* BEGIN Source excerpt *

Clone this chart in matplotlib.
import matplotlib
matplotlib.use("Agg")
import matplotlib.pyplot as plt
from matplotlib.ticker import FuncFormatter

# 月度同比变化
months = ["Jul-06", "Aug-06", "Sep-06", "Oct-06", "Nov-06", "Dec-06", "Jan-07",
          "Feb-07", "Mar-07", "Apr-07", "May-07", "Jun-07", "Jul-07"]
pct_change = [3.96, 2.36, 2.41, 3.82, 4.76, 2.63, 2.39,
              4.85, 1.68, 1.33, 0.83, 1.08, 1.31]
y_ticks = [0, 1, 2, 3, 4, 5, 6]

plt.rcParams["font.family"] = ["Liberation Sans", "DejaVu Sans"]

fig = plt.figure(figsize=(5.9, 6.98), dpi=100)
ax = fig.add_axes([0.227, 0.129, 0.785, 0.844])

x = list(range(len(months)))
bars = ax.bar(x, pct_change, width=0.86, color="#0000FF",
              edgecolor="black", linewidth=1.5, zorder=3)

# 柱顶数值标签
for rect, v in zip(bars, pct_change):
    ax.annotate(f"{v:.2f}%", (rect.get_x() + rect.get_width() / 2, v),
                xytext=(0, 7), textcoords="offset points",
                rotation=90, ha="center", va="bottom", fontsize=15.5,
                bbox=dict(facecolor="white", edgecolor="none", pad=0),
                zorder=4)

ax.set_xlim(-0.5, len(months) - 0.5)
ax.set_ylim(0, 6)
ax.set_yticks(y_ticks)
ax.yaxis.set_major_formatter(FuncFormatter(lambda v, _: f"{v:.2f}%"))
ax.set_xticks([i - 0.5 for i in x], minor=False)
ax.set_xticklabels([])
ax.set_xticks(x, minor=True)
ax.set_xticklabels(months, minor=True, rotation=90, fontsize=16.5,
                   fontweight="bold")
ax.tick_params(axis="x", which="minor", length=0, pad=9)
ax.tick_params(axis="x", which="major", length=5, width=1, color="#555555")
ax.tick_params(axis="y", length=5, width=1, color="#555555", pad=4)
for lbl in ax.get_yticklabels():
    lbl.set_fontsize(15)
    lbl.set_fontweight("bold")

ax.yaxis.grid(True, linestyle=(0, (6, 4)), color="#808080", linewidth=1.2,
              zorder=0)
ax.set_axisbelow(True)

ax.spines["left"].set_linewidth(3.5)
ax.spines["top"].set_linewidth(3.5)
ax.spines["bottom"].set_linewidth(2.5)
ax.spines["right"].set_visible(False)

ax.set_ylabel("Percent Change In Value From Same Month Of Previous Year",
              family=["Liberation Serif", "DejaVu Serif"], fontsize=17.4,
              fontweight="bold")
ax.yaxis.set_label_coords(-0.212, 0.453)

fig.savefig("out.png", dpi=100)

* END Source excerpt *

§ Request
Only the lines from the beginning of the material to the line containing "ax = fig.add_axes([0.227, 0.129, 0.785, 0.844])" should be echoed, verbatim and in full.

§ Answer to this exercise
Clone this chart in matplotlib.
import matplotlib
matplotlib.use("Agg")
import matplotlib.pyplot as plt
from matplotlib.ticker import FuncFormatter

# 月度同比变化
months = ["Jul-06", "Aug-06", "Sep-06", "Oct-06", "Nov-06", "Dec-06", "Jan-07",
          "Feb-07", "Mar-07", "Apr-07", "May-07", "Jun-07", "Jul-07"]
pct_change = [3.96, 2.36, 2.41, 3.82, 4.76, 2.63, 2.39,
              4.85, 1.68, 1.33, 0.83, 1.08, 1.31]
y_ticks = [0, 1, 2, 3, 4, 5, 6]

plt.rcParams["font.family"] = ["Liberation Sans", "DejaVu Sans"]

fig = plt.figure(figsize=(5.9, 6.98), dpi=100)
ax = fig.add_axes([0.227, 0.129, 0.785, 0.844])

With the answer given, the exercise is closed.